Violation of patient rights, is a cumulative outcome of the failure in regulating private health care sector (with direct implications to patient rights) and most importantly of the subtle processes of dismantling patient protection mechanisms, processes and institutions. The story of India illustrates such phenomena. The response of the government mechanisms for investigating complaints by patients is inadequate. There is a breakdown in the erstwhile institutional mechanisms such as committees for investigating complaints which were meant to protect and support patients. These committees play a crucial role in determining the fate of a complaint, not only in cases of criminal negligence but also in civil proceedings. Navigation through the fragmented spaces for remedies across a maze of institutions (e.g. consumer court, medical councils, and police) is another uphill task that patients have to go through. The continued disintegration of the institutional mechanisms for redressal is amply evidenced through the lack of procedures for conducting investigations and a complete lack of transparency in the functioning of these committees.
Despite all the efforts patients muster for mobilising redressal mechanisms, the system of accountability relies overwhelmingly on the judgment of medical doctors who understandably are reluctant to hold their peers accountable. In almost all cases that civil society has documented, the outcomes of such investigations by medical bodies appear to be unduly biased in favour of corporate hospitals and physicians allegedly involved in medical practices. Consequently, patients are left with an unfair choice of protracted litigation with uncertain outcomes in an undetermined future time or simply abandon their quest for justice.

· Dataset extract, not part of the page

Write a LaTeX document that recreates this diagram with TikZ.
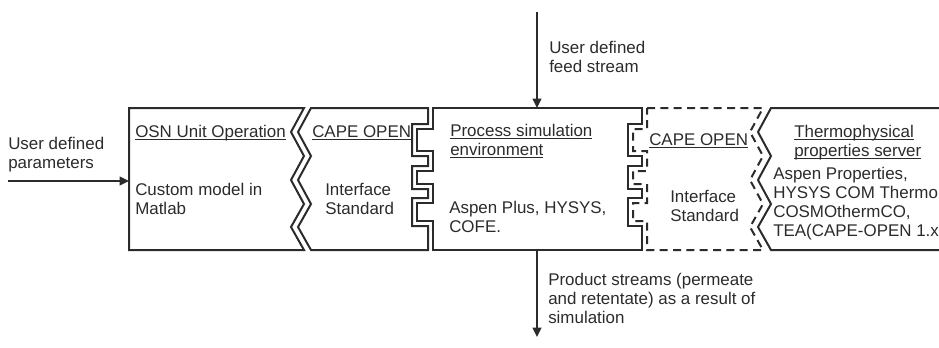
\documentclass[tikz,border=0pt]{standalone}
\usepackage{fontspec}
\setmainfont{Liberation Sans}
\usetikzlibrary{arrows.meta}
\definecolor{ink}{HTML}{2B2B2B}
\newcommand\undl[1]{\setbox0\hbox{#1}\rlap{\rule[-2.4pt]{\wd0}{0.6pt}}\box0}

\tikzset{
  boxline/.style={draw=ink, line width=1.5pt, line join=miter},
  dashbox/.style={boxline, dash pattern=on 6pt off 4pt},
  flow/.style={draw=ink, line width=1.1pt, -{Triangle[length=7pt,width=6.5pt]}},
  lbl/.style={inner sep=0pt, anchor=base west, align=left, text=ink,
    font=\fontsize{12.7}{14.25}\selectfont}
}

\begin{document}
\begin{tikzpicture}[x=0.75pt, y=-0.75pt]
    \useasboundingbox (0,0) rectangle (939,347);

    % OSN unit operation
    \draw[boxline] (304,108) -- (129,108) -- (129,250) -- (304,250) -- (291,227) -- (304,204)
        -- (291,180) -- (304,156) -- (291,132) -- cycle;
    % CAPE OPEN interface
    \draw[boxline] (311,108) -- (428,108) -- (428,124) -- (412,124) -- (412,156) -- (428,156)
        -- (428,166) -- (412,166) -- (412,189) -- (428,189) -- (428,198) -- (412,198)
        -- (412,226) -- (428,226) -- (428,250) -- (311,250) -- (298,227) -- (311,204)
        -- (298,180) -- (311,156) -- (298,132) -- cycle;
    % process simulation environment
    \draw[boxline] (433,108) -- (642,108) -- (642,124) -- (628,124) -- (628,156) -- (642,156)
        -- (642,166) -- (628,166) -- (628,189) -- (642,189) -- (642,198) -- (628,198)
        -- (628,226) -- (642,226) -- (642,250) -- (433,250) -- (433,221) -- (417,221)
        -- (417,203) -- (433,203) -- (433,184) -- (417,184) -- (417,171) -- (433,171)
        -- (433,151) -- (417,151) -- (417,129) -- (433,129) -- cycle;
    % second CAPE OPEN interface
    \draw[dashbox] (647,108) -- (763,108) -- (750,132) -- (763,156) -- (750,180) -- (763,204)
        -- (750,227) -- (763,250) -- (647,250) -- (647,221) -- (633,221) -- (633,203)
        -- (647,203) -- (647,184) -- (633,184) -- (633,171) -- (647,171) -- (647,151)
        -- (633,151) -- (633,129) -- (647,129) -- cycle;
    % properties server
    \draw[boxline] (946,108) -- (771,108) -- (758,132) -- (771,156) -- (758,180) -- (771,204)
        -- (758,227) -- (771,250) -- (946,250);

    % texts (multi-line nodes sit on their last baseline)
    \node[lbl] (osnhead) at (135,137) {\undl{OSN Unit Operation}};
    \node[lbl] (osnbody) at (135,214) {Custom model in\\Matlab};
    \node[lbl] (cohead) at (312,137) {\undl{CAPE OPEN}};
    \node[lbl] (cobody) at (325,214) {Interface\\Standard};
    \node[lbl] (simhead) at (450,155) {\undl{Process simulation}\\\undl{environment}};
    \node[lbl] (simbody) at (449,232) {Aspen Plus, HYSYS,\\COFE.};
    \node[lbl] (cotwohead) at (649,145) {\undl{CAPE OPEN}};
    \node[lbl] (cotwobody) at (670,221) {Interface\\Standard};
    \node[lbl] (thermhead) at (794,156) {\undl{Thermophysical}\\\undl{properties server}};
    \node[lbl] (thermbody) at (773,236) {Aspen Properties,\\HYSYS COM Thermo\\COSMOthermCO,\\TEA(CAPE-OPEN 1.x};

    \node[lbl] (parlbl) at (8,168) {User defined\\parameters};
    \node[lbl] (feedlbl) at (549,72) {User defined\\feed stream};
    \node[lbl] (prodlbl) at (548,323) {Product streams (permeate\\and retentate) as a result of\\simulation};

    \coordinate (parin) at (8,181);
    \coordinate (osnw) at (129,181);
    \coordinate (feedin) at (537,12);
    \coordinate (simtop) at (537,108);
    \coordinate (simbot) at (537,250);
    \coordinate (prodout) at (537,337);

    \draw[flow] (parin) -- (osnw);
    \draw[flow] (feedin) -- (simtop);
    \draw[flow] (simbot) -- (prodout);
\end{tikzpicture}
\end{document}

Instituting transparent procedures and protocols for investigating patient complaints could be the beginning of the protection of patient rights. Unlike the prevailing practice of inquiry that solely depends on medical records maintained by the hospitals – which are quite often said to be tweaked and tampered with – they ought to include hearing from patients and their families. The private health care sector is beyond the scope of any transparency legislation such as right to information act, the pursuant lack of access to required records further jeopardises the efforts of patients in moving towards justice mechanisms. Setting up protocols for transparent investigation by way of putting up the records in public domain and streamlining protocols for redressal, albeit preliminary, are significant steps in moving towards protecting patient rights.